Exploring The Life Of A For-Hire Abolitionist

Oct 13, 2014

'Ain't No Harm to Kill the Devil' by Jeffrey Copeland
Credit Courtesy of Jeffrey Copeland

Among abolitionists, John Fairfield was unique: He was brutal, not above a shootout; he created elaborate ruses to rescue slaves; and he charged for his work.

Fairfield was born in Virginia to a slave-owning family.

“John, as a very young man, had a very dear friend, one of the younger slaves, he grew up with,” said author Jeffrey Copeland . His book “Ain’t No Harm to Kill the Devil: The Life and Legend of John Fairfield, Abolitionist for Hire,” examines Fairfield’s life.

“It was actually at the point when his uncle decided to sell that childhood friend off that (Fairfield) realized, ‘Wait a minute. There’s something just terribly, incredibly wrong here.’ He helped his childhood friend to freedom and the uncle put a bounty on (Fairfield) for his arrest, and (Fairfield) just went back. He stole the uncle’s horses and the rest of his slaves, took off for Ohio and never looked back.”

In the years leading up to the Civil War, abolitionists deployed often risky and radical tactics to try to end slavery. Abolitionists created the Underground Railroad, for example, to move slaves from the south to free states in the north.  

“Levi Coffin, the president of the Underground Railroad, and other abolitionists said (Fairfield) ‘is a snake. He’s absolutely horrible in what he does,’” Copeland said. Fairfield was respected and admired by abolitionists for his results, but most did not care for his methods, Copeland said. Like charging for his services.

“But that’s not as gruesome as it sounds,” Copeland said.

“He took slaves to their freedom, and then after slaves who were freed were making enough money, they would pay Fairfield to go back south and rescue their relatives — their mothers, their fathers, brothers, and so on, and bring them back to their freedom as well.”

The money Fairfield collected often was used to prepare for his adventures.

“He would go into towns and pretend to be everything from a dentist to a blacksmith to a land buyer for the railroad to a buyer of horses for those going west, and create these elaborate ruses so he could get in the good graces of people in the towns where he knew there were slaves he wanted to usher to their freedom,” Copeland said. “And then when he would leave town later, after getting in the good graces and finding out where the slaves were, he would take (the slave owners’) money, their jewelry, their slaves and anything else he could carry with him back to freedom.”

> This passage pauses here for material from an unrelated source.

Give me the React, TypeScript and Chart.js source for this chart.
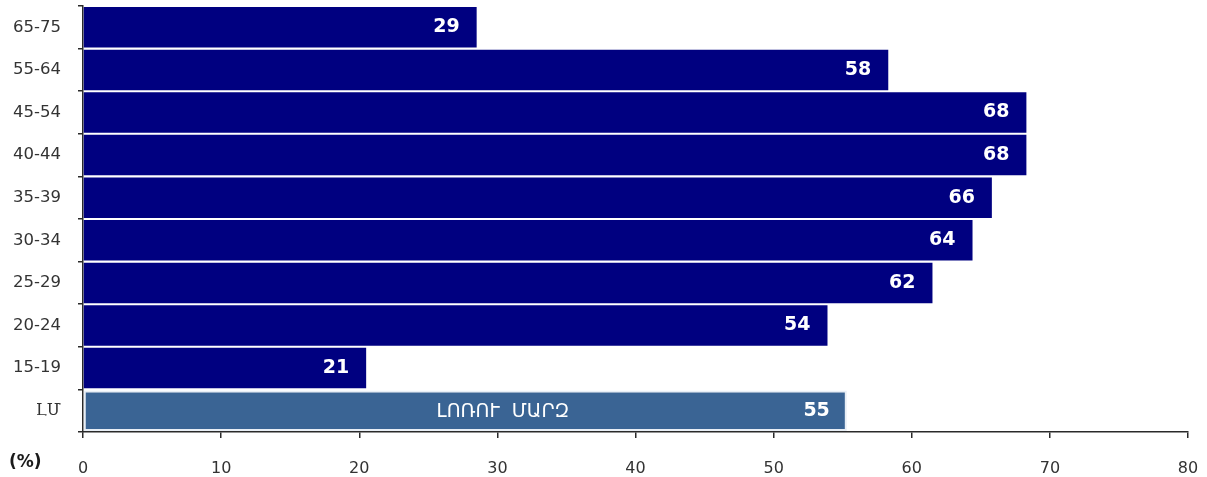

One of Fairfield’s schemes included staging a funeral to get a group of 19 to 26 people across the Ohio River from Kentucky, a slave state, to Ohio, a free state.

“He came up with the idea of stealing an undertaker’s carriage. He put a casket in the back; put one of the slaves in it — had him cross his arms and everything else to pretend he was the poor deceased. And they made this very huge, very elaborate funeral procession right through the middle of this town,” Copeland said. “All of the people in town actually took off their hats; they put their hands over their hearts and paid their respects to the dearly departed. Fairfield took them right down to the river and told the townspeople, ‘We’re taking this poor soul to a cemetery for slaves right across the river and we’ll be right back.’”

Fairfield took the slaves the he freed north across Lake Erie into Canada, to a place called the Elgin Settlement.

“The Elgin Settlement in Ontario was one of the few places where former slaves could actually purchase their property and become a part of an established community,” Copeland said.

The money that Fairfield didn’t use in his schemes was used to set up businesses for the new Elgin Settlement residents. “He would actually provide the funds for former slaves to begin the businesses that they would then go into, whether it be blacksmithing work or whether it be the lumber business,” Copeland said. “Fairfield never took a dime for his own pocket.”

Fairfield certainly made enemies along the way. He was actively hunted by “slave chasers.” The Fugitive Slave Act of 1850 made it legal for anyone to kill Fairfield for “aiding and abetting” slaves. Fairfield wasn’t afraid to fight back, and used his creativity to give himself an upper-hand. Weapons at the time were fairly primitive: Guns, for example, did not have cartridges and it was time-consuming to load them.

“Fairfield had a special coat made whereby he could take seven pistols at a time with him to a gun battle, and rather than reload, he would fling a gun to the side, reach in and grab another and continue firing when the other people he was shooting at were sitting there trying to load their guns,” Copeland said. “He was a master of weapons, much like a James Bond character we would think of today.”

While much is now known about Fairfield, how many slaves he freed remains a mystery.

“John Fairfield wanted to build this mystique,” Copeland said. “He wanted to know that it was possible to bring slaves north, so he fibbed at every turn about how many people he took with him. By all accounts that I gathered, I can say that realistically, he took at least 500 to their freedom, but it could have been as many as 1,000. It puts him in the top 10 of the abolitionists who were able to get slaves to their freedom.”